[Recorded data]:
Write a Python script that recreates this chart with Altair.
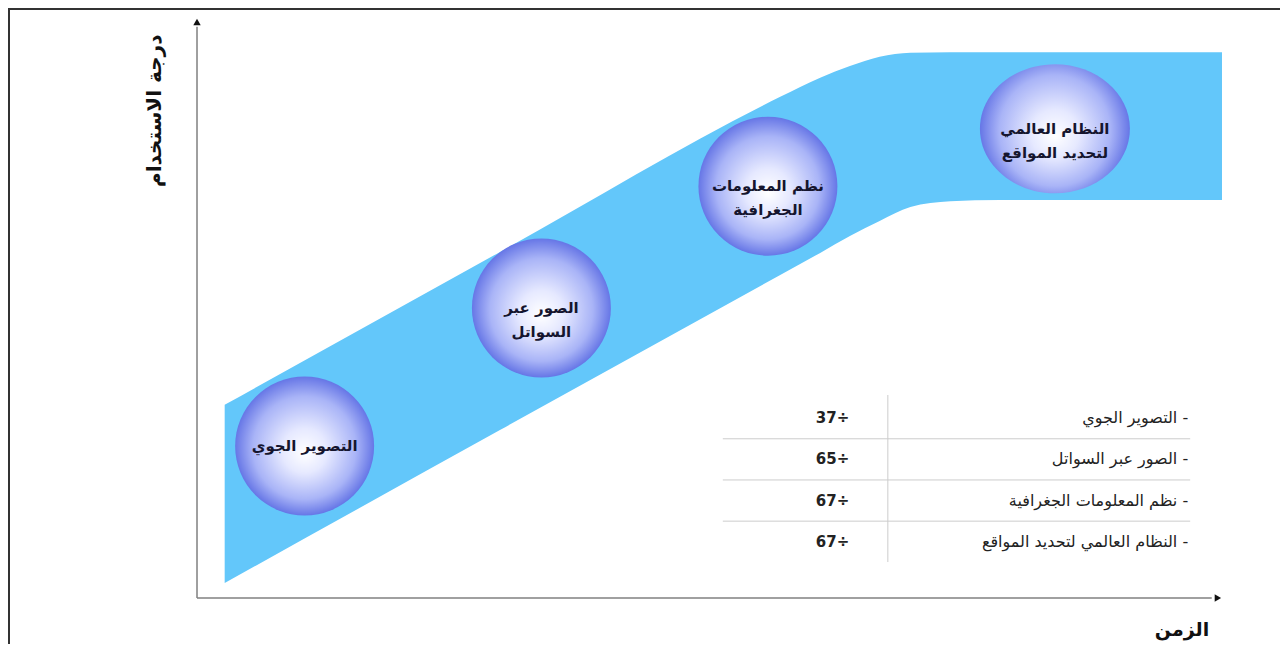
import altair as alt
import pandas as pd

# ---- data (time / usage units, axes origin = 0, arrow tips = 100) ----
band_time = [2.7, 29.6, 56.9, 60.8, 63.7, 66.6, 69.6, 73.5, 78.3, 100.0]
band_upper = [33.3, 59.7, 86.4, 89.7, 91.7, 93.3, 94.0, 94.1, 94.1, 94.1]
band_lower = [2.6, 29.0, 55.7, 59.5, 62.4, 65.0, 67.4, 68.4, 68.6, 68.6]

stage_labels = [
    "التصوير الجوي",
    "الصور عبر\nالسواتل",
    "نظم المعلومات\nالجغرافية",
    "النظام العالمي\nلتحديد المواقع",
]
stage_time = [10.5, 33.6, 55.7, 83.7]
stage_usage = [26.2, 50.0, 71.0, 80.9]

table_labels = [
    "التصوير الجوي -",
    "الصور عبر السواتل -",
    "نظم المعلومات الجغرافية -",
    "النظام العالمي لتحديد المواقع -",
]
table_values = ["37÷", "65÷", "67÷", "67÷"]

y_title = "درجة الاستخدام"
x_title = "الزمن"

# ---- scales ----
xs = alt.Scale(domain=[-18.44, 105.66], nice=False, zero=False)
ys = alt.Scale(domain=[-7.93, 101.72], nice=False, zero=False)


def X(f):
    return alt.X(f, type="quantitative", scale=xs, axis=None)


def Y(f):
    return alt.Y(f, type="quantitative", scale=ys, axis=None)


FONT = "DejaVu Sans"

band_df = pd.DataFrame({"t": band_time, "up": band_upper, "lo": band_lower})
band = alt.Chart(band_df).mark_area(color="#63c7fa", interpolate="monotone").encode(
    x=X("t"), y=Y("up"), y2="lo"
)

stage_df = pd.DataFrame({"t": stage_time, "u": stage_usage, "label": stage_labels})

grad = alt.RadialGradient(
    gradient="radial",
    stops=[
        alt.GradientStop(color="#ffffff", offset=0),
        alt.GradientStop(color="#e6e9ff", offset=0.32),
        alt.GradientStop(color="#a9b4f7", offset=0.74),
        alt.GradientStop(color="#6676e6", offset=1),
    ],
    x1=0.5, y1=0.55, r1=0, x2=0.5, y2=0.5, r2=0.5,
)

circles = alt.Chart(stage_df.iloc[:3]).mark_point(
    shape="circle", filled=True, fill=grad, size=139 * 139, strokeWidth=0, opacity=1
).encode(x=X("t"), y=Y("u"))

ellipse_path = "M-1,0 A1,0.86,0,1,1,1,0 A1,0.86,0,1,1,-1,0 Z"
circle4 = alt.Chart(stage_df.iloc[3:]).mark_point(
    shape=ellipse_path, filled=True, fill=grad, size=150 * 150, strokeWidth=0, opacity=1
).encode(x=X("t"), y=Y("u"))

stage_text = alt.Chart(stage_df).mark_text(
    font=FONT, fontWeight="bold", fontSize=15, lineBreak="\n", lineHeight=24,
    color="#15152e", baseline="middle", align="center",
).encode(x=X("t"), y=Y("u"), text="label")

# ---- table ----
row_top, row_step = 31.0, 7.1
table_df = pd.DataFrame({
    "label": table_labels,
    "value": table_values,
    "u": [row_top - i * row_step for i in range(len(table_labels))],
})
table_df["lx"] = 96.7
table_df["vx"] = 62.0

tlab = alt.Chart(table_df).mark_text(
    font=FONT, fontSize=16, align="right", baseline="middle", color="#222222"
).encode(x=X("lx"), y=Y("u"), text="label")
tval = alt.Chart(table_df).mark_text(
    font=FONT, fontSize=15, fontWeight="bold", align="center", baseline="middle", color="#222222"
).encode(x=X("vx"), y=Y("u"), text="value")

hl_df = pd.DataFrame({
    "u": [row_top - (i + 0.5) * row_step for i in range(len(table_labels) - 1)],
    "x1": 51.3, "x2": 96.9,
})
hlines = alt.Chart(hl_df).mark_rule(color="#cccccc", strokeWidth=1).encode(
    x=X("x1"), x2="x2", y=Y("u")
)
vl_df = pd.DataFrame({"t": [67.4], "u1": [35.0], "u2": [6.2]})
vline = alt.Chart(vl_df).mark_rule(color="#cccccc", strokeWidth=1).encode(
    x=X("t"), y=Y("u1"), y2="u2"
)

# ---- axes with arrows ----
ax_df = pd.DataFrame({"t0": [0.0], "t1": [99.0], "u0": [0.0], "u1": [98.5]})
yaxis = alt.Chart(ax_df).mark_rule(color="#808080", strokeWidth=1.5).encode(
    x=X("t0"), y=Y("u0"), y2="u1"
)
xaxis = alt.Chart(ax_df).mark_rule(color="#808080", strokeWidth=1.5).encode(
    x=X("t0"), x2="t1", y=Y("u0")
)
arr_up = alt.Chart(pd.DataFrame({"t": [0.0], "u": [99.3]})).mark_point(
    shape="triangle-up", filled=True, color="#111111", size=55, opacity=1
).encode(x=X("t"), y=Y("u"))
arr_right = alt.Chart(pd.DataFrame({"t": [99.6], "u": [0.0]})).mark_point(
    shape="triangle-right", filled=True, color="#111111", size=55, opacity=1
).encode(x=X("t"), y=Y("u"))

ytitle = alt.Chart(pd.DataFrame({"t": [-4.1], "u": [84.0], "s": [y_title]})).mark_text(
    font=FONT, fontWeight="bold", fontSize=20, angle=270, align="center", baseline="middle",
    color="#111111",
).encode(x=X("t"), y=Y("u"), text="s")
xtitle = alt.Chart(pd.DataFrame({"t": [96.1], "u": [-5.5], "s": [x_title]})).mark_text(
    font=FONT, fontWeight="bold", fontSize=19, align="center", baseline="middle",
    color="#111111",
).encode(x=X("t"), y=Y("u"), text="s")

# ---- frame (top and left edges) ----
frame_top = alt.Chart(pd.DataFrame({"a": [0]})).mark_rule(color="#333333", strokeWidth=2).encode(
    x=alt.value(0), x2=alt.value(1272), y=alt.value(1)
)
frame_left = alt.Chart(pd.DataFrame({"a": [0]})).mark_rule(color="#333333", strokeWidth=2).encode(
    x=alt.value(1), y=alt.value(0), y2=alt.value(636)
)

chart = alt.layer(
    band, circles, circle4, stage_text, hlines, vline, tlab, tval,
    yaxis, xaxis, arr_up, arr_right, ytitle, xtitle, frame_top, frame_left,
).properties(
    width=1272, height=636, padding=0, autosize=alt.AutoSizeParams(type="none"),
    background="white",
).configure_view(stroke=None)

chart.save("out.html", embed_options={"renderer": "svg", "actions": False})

[Problem details]: Each line of the data is to be duplicated exactly; pictures stay out of the copy.

[Response to this exercise]:
Write a Python script that recreates this chart with Altair.
import altair as alt
import pandas as pd

# ---- data (time / usage units, axes origin = 0, arrow tips = 100) ----
band_time = [2.7, 29.6, 56.9, 60.8, 63.7, 66.6, 69.6, 73.5, 78.3, 100.0]
band_upper = [33.3, 59.7, 86.4, 89.7, 91.7, 93.3, 94.0, 94.1, 94.1, 94.1]
band_lower = [2.6, 29.0, 55.7, 59.5, 62.4, 65.0, 67.4, 68.4, 68.6, 68.6]

stage_labels = [
    "التصوير الجوي",
    "الصور عبر\nالسواتل",
    "نظم المعلومات\nالجغرافية",
    "النظام العالمي\nلتحديد المواقع",
]
stage_time = [10.5, 33.6, 55.7, 83.7]
stage_usage = [26.2, 50.0, 71.0, 80.9]

table_labels = [
    "التصوير الجوي -",
    "الصور عبر السواتل -",
    "نظم المعلومات الجغرافية -",
    "النظام العالمي لتحديد المواقع -",
]
table_values = ["37÷", "65÷", "67÷", "67÷"]

y_title = "درجة الاستخدام"
x_title = "الزمن"

# ---- scales ----
xs = alt.Scale(domain=[-18.44, 105.66], nice=False, zero=False)
ys = alt.Scale(domain=[-7.93, 101.72], nice=False, zero=False)


def X(f):
    return alt.X(f, type="quantitative", scale=xs, axis=None)


def Y(f):
    return alt.Y(f, type="quantitative", scale=ys, axis=None)


FONT = "DejaVu Sans"

band_df = pd.DataFrame({"t": band_time, "up": band_upper, "lo": band_lower})
band = alt.Chart(band_df).mark_area(color="#63c7fa", interpolate="monotone").encode(
    x=X("t"), y=Y("up"), y2="lo"
)

stage_df = pd.DataFrame({"t": stage_time, "u": stage_usage, "label": stage_labels})

grad = alt.RadialGradient(
    gradient="radial",
    stops=[
        alt.GradientStop(color="#ffffff", offset=0),
        alt.GradientStop(color="#e6e9ff", offset=0.32),
        alt.GradientStop(color="#a9b4f7", offset=0.74),
        alt.GradientStop(color="#6676e6", offset=1),
    ],
    x1=0.5, y1=0.55, r1=0, x2=0.5, y2=0.5, r2=0.5,
)

circles = alt.Chart(stage_df.iloc[:3]).mark_point(
    shape="circle", filled=True, fill=grad, size=139 * 139, strokeWidth=0, opacity=1
).encode(x=X("t"), y=Y("u"))

ellipse_path = "M-1,0 A1,0.86,0,1,1,1,0 A1,0.86,0,1,1,-1,0 Z"
circle4 = alt.Chart(stage_df.iloc[3:]).mark_point(
    shape=ellipse_path, filled=True, fill=grad, size=150 * 150, strokeWidth=0, opacity=1
).encode(x=X("t"), y=Y("u"))

stage_text = alt.Chart(stage_df).mark_text(
    font=FONT, fontWeight="bold", fontSize=15, lineBreak="\n", lineHeight=24,
    color="#15152e", baseline="middle", align="center",
).encode(x=X("t"), y=Y("u"), text="label")

# ---- table ----
row_top, row_step = 31.0, 7.1
table_df = pd.DataFrame({
    "label": table_labels,
    "value": table_values,
    "u": [row_top - i * row_step for i in range(len(table_labels))],
})
table_df["lx"] = 96.7
table_df["vx"] = 62.0

tlab = alt.Chart(table_df).mark_text(
    font=FONT, fontSize=16, align="right", baseline="middle", color="#222222"
).encode(x=X("lx"), y=Y("u"), text="label")
tval = alt.Chart(table_df).mark_text(
    font=FONT, fontSize=15, fontWeight="bold", align="center", baseline="middle", color="#222222"
).encode(x=X("vx"), y=Y("u"), text="value")

hl_df = pd.DataFrame({
    "u": [row_top - (i + 0.5) * row_step for i in range(len(table_labels) - 1)],
    "x1": 51.3, "x2": 96.9,
})
hlines = alt.Chart(hl_df).mark_rule(color="#cccccc", strokeWidth=1).encode(
    x=X("x1"), x2="x2", y=Y("u")
)
vl_df = pd.DataFrame({"t": [67.4], "u1": [35.0], "u2": [6.2]})
vline = alt.Chart(vl_df).mark_rule(color="#cccccc", strokeWidth=1).encode(
    x=X("t"), y=Y("u1"), y2="u2"
)

# ---- axes with arrows ----
ax_df = pd.DataFrame({"t0": [0.0], "t1": [99.0], "u0": [0.0], "u1": [98.5]})
yaxis = alt.Chart(ax_df).mark_rule(color="#808080", strokeWidth=1.5).encode(
    x=X("t0"), y=Y("u0"), y2="u1"
)
xaxis = alt.Chart(ax_df).mark_rule(color="#808080", strokeWidth=1.5).encode(
    x=X("t0"), x2="t1", y=Y("u0")
)
arr_up = alt.Chart(pd.DataFrame({"t": [0.0], "u": [99.3]})).mark_point(
    shape="triangle-up", filled=True, color="#111111", size=55, opacity=1
).encode(x=X("t"), y=Y("u"))
arr_right = alt.Chart(pd.DataFrame({"t": [99.6], "u": [0.0]})).mark_point(
    shape="triangle-right", filled=True, color="#111111", size=55, opacity=1
).encode(x=X("t"), y=Y("u"))

ytitle = alt.Chart(pd.DataFrame({"t": [-4.1], "u": [84.0], "s": [y_title]})).mark_text(
    font=FONT, fontWeight="bold", fontSize=20, angle=270, align="center", baseline="middle",
    color="#111111",
).encode(x=X("t"), y=Y("u"), text="s")
xtitle = alt.Chart(pd.DataFrame({"t": [96.1], "u": [-5.5], "s": [x_title]})).mark_text(
    font=FONT, fontWeight="bold", fontSize=19, align="center", baseline="middle",
    color="#111111",
).encode(x=X("t"), y=Y("u"), text="s")

# ---- frame (top and left edges) ----
frame_top = alt.Chart(pd.DataFrame({"a": [0]})).mark_rule(color="#333333", strokeWidth=2).encode(
    x=alt.value(0), x2=alt.value(1272), y=alt.value(1)
)
frame_left = alt.Chart(pd.DataFrame({"a": [0]})).mark_rule(color="#333333", strokeWidth=2).encode(
    x=alt.value(1), y=alt.value(0), y2=alt.value(636)
)

chart = alt.layer(
    band, circles, circle4, stage_text, hlines, vline, tlab, tval,
    yaxis, xaxis, arr_up, arr_right, ytitle, xtitle, frame_top, frame_left,
).properties(
    width=1272, height=636, padding=0, autosize=alt.AutoSizeParams(type="none"),
    background="white",
).configure_view(stroke=None)

chart.save("out.html", embed_options={"renderer": "svg", "actions": False})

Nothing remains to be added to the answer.